Heat lost from face due to black body radiation

[nlingraham]

Homework Statement

Much of the of heat lost from a cross-country skier's body is radiated from the head, since it is often uncovered. Treat a head as a 20-cm-diameter, 20-cm-tall cylinder with a flat top. If the surface temperature of a body is 35 C, what is the net rate of heat loss on a frosty 5 C day? All skin, regardless of color in the visible wavelengths of light, is effectively black in the infrared where the radiation occurs. Therefore, assume an emissivity of 0.97.

Homework Equations

Q/Δt = eσA(T⁴-T₀⁴)

where:
e=.97
σ=5.76*10^-8 W/m²k⁴
A=Surface area of cylinder, SA=2∏r²+2∏rh, = .188 m²
T=308 K
T₀=278K

The Attempt at a Solution

Seems like straight plug n' chug.

Q/Δt = (.97)(5.67*10^-8)(.188)(308⁴-278⁴)
=31.29 W

However, this isn't right. Can anyone tell me what I did wrong?

 

[voko]

Why $2\pi r^2$?

 

[nlingraham]

So would the SA just be SA=2∏r+2∏rh since the cylinder doesn't have a bottom?
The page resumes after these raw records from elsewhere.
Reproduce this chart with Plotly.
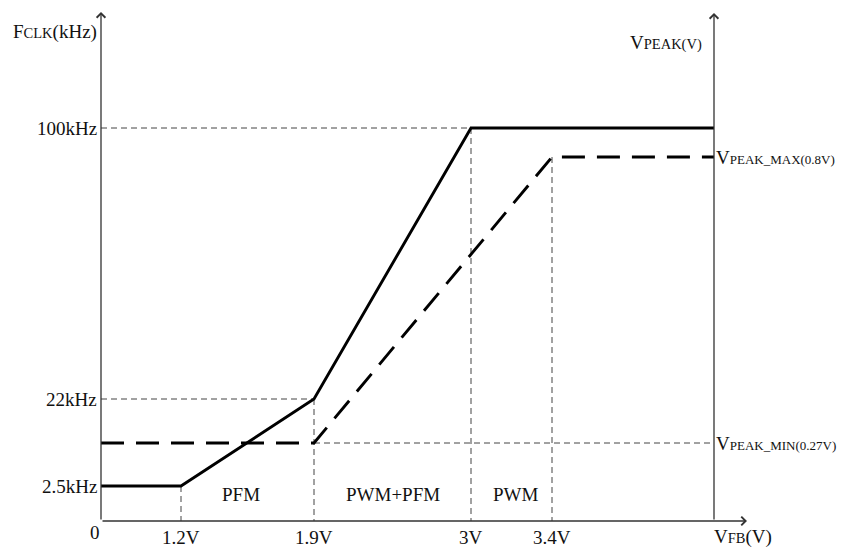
import plotly.graph_objects as go

# ---------------- data (schematic, non-linear axes) ----------------
vfb_ticks = ["1.2V", "1.9V", "3V", "3.4V"]
vfb_x = [80, 213, 370, 451]          # schematic positions of VFB breakpoints
vfb_end = 613                        # right end of the diagram (VPEAK axis)

fclk_ticks = ["2.5kHz", "22kHz", "100kHz"]
fclk_y = [35, 122, 393]              # schematic positions of FCLK levels

vpeak_labels = ["MIN(0.27V)", "MAX(0.8V)"]
vpeak_y = [78, 364]                  # schematic positions of VPEAK levels

mode_labels = ["PFM", "PWM+PFM", "PWM"]

# FCLK curve (solid): flat at 2.5k until 1.2V, up to 22k at 1.9V, 100k at 3V, flat
fclk_curve_x = [0, vfb_x[0], vfb_x[1], vfb_x[2], vfb_end]
fclk_curve_y = [fclk_y[0], fclk_y[0], fclk_y[1], fclk_y[2], fclk_y[2]]

# VPEAK curve (dashed): flat at 0.27V until 1.9V, up to 0.8V at 3.4V, flat
vpeak_curve_x = [0, vfb_x[1], vfb_x[3], vfb_end]
vpeak_curve_y = [vpeak_y[0], vpeak_y[0], vpeak_y[1], vpeak_y[1]]

SERIF = "Liberation Serif, Times New Roman, serif"
BIG = 19
SMALL = 14.5
SMALL_R = 13
GUIDE = "#444444"
AXIS = "#333333"

fig = go.Figure()

def guide(xs, ys):
    fig.add_trace(go.Scatter(x=xs, y=ys, mode="lines",
                             line=dict(color=GUIDE, width=1, dash="6px,4px"),
                             hoverinfo="skip"))

# guide lines
guide([0, vfb_x[2]], [fclk_y[2], fclk_y[2]])
guide([vfb_x[2], vfb_x[2]], [fclk_y[2], 0])
guide([0, vfb_x[1]], [fclk_y[1], fclk_y[1]])
guide([vfb_x[1], vfb_x[1]], [fclk_y[1], 0])
guide([vfb_x[0], vfb_x[0]], [fclk_y[0], 0])
guide([vfb_x[1], vfb_end], [vpeak_y[0], vpeak_y[0]])
guide([vfb_x[3], vfb_x[3]], [vpeak_y[1], 0])

# main curves
fig.add_trace(go.Scatter(x=fclk_curve_x, y=fclk_curve_y, mode="lines",
                         line=dict(color="#000000", width=2.9), hoverinfo="skip"))
fig.add_trace(go.Scatter(x=vpeak_curve_x, y=vpeak_curve_y, mode="lines",
                         line=dict(color="#000000", width=2.9, dash="23px,12px"),
                         hoverinfo="skip"))

# axes with arrows
def axis_arrow(x0, y0, x1, y1):
    fig.add_annotation(x=x1, y=y1, ax=x0, ay=y0, xref="x", yref="y",
                       axref="x", ayref="y", text="", showarrow=True,
                       arrowhead=4, arrowsize=1.3, arrowwidth=1.3,
                       arrowcolor=AXIS, standoff=0, startstandoff=0)

axis_arrow(0, 0, 0, 509)
axis_arrow(vfb_end, 0, vfb_end, 508)
axis_arrow(0, 0, 646, 0)

def sc(big, small, tail="", size=SMALL):
    return f"{big}<span style='font-size:{size}px'>{small}</span>{tail}"

def label(x, y, text, xanchor="center", yanchor="middle"):
    fig.add_annotation(x=x, y=y, xref="x", yref="y", text=text, showarrow=False,
                       xanchor=xanchor, yanchor=yanchor,
                       font=dict(family=SERIF, size=BIG, color="#111111"))

# axis titles
label(-2, 489, sc("F", "CLK", "(kHz)"), xanchor="right")
label(603, 479, sc("V", "PEAK(V)"), xanchor="right")
label(611, -16, sc("V", "FB", "(V)"), xanchor="left")
label(-6, -11, "0")

# FCLK ticks
for t, y in zip(fclk_ticks, fclk_y):
    label(-2, y, t, xanchor="right")

# VFB ticks
for t, x in zip(vfb_ticks, vfb_x):
    label(x, -16, t)

# VPEAK labels
for t, y in zip(vpeak_labels, vpeak_y):
    label(vfb_end, y, sc("V", "PEAK_" + t, size=SMALL_R), xanchor="left")

# mode regions
mode_x = [(vfb_x[0] + vfb_x[1]) / 2 - 7, (vfb_x[1] + vfb_x[2]) / 2, (vfb_x[2] + vfb_x[3]) / 2 + 4]
for t, x in zip(mode_labels, mode_x):
    label(x, 27, t)

fig.update_layout(
    width=844, height=548, autosize=False,
    margin=dict(l=0, r=0, t=0, b=0),
    paper_bgcolor="white", plot_bgcolor="white",
    showlegend=False,
    xaxis=dict(range=[-101, 743], visible=False, fixedrange=True),
    yaxis=dict(range=[-27, 521], visible=False, fixedrange=True),
)

fig.write_html("out.html", config={"displayModeBar": False})
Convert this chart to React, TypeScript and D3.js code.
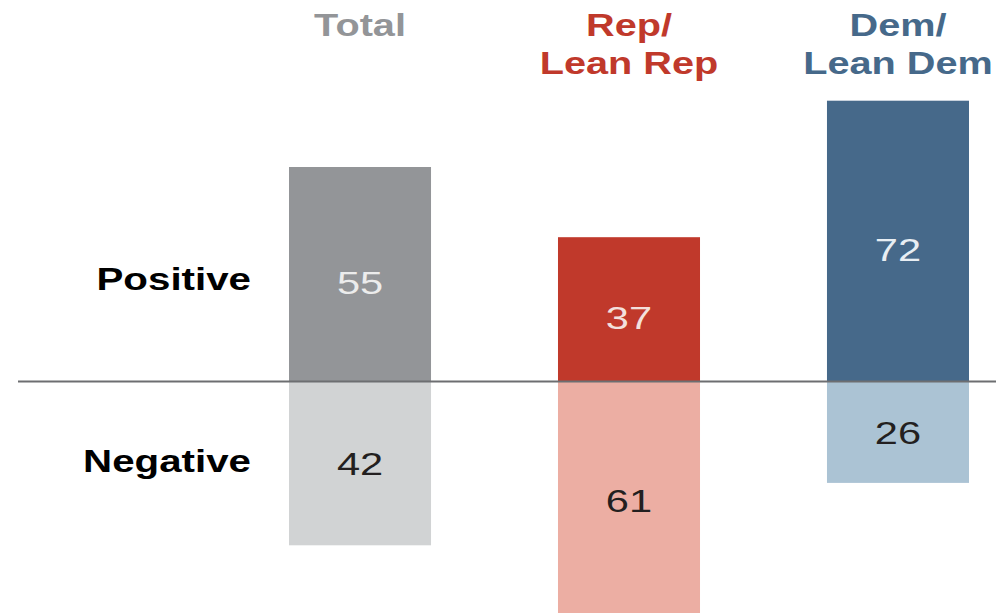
import * as d3 from 'd3'

// groups and their shares (%)
const groups = ['Total', 'Rep/Lean Rep', 'Dem/Lean Dem']
const headerLines = [['Total'], ['Rep/', 'Lean Rep'], ['Dem/', 'Lean Dem']]
const positive = [55, 37, 72]
const negative = [42, 61, 26]
const rowLabels = ['Positive', 'Negative']

const posColors = ['#939598', '#c0392b', '#46698a']
const negColors = ['#d1d3d4', '#ecaea3', '#abc3d4']
const headColors = ['#939598', '#c0392b', '#46698a']
const posText = ['#ececec', '#f3e0dc', '#e8eef3']

const W = 1000
const H = 613
const FONT = '"Liberation Sans", Arial, sans-serif'

export default function App() {
  const x = d3.scaleBand<string>().domain(groups).range([289, 969]).paddingInner(0.472).paddingOuter(0)
  const y = d3.scaleLinear().domain([-61, 72]).range([381.5 + 61 * 3.9, 381.5 - 72 * 3.9])
  const bw = x.bandwidth()

  return (
    <svg width={W} height={H} style={{ position: 'absolute', left: 0, top: 0, background: '#fff' }}>
      {/* column headers */}
      {groups.map((g, i) => (
        <g key={'h' + g}>
          {headerLines[i].map((line, j) => (
            <text key={line}
              transform={`translate(${x(g)! + bw / 2},${36 + j * 38}) scale(1.28,1)`}
              textAnchor="middle" fontFamily={FONT} fontWeight="bold" fontSize={31}
              fill={headColors[i]}>{line}</text>
          ))}
        </g>
      ))}

      {/* bars */}
      {groups.map((g, i) => (
        <g key={'b' + g}>
          <rect x={x(g)} y={y(positive[i])} width={bw} height={y(0) - y(positive[i])} fill={posColors[i]} />
          <rect x={x(g)} y={y(0)} width={bw} height={y(-negative[i]) - y(0)} fill={negColors[i]} />
          <text transform={`translate(${x(g)! + bw / 2},${(y(positive[i]) + y(0)) / 2 + 20}) scale(1.3,1)`}
            textAnchor="middle" fontFamily={FONT} fontSize={32} fill={posText[i]}>{positive[i]}</text>
          <text transform={`translate(${x(g)! + bw / 2},${(y(0) + y(-negative[i])) / 2 + 12}) scale(1.3,1)`}
            textAnchor="middle" fontFamily={FONT} fontSize={32} fill="#231f20">{negative[i]}</text>
        </g>
      ))}

      {/* zero line */}
      <line x1={18} x2={996} y1={y(0)} y2={y(0)} stroke="#6d6e71" strokeWidth={2} />

      {/* row labels */}
      {rowLabels.map((r, i) => (
        <text key={r} transform={`translate(251,${i === 0 ? 290 : 472}) scale(1.3,1)`}
          textAnchor="end" fontFamily={FONT} fontWeight="bold" fontSize={31} fill="#000">{r}</text>
      ))}
    </svg>
  )
}
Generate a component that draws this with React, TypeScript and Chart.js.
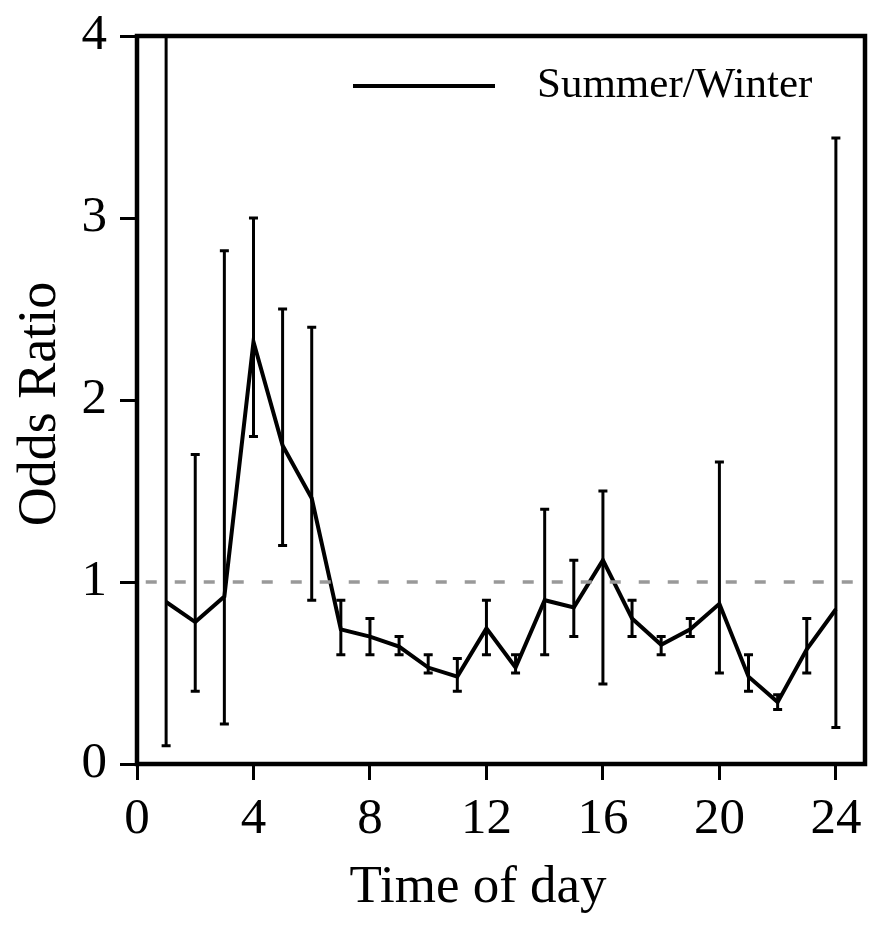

Which would make the SA = .754 m², Which would give an answer of 125.5 W?

 

[nlingraham]

So I think sometimes I may be retarded. So it should have been ∏r²+2∏rh. I got the correct answer now. Thank you

 

[Nickie]

Your attempt at a solution is correct, but you may have made a small error in your calculation. The correct answer should be 31.26 W, which is very close to your answer of 31.29 W. It is possible that you rounded your numbers differently or used a slightly different value for the Stefan-Boltzmann constant (5.67*10^-8 vs 5.76*10^-8). Overall, your approach and calculation are correct and show a good understanding of black body radiation and its application to heat loss in this scenario.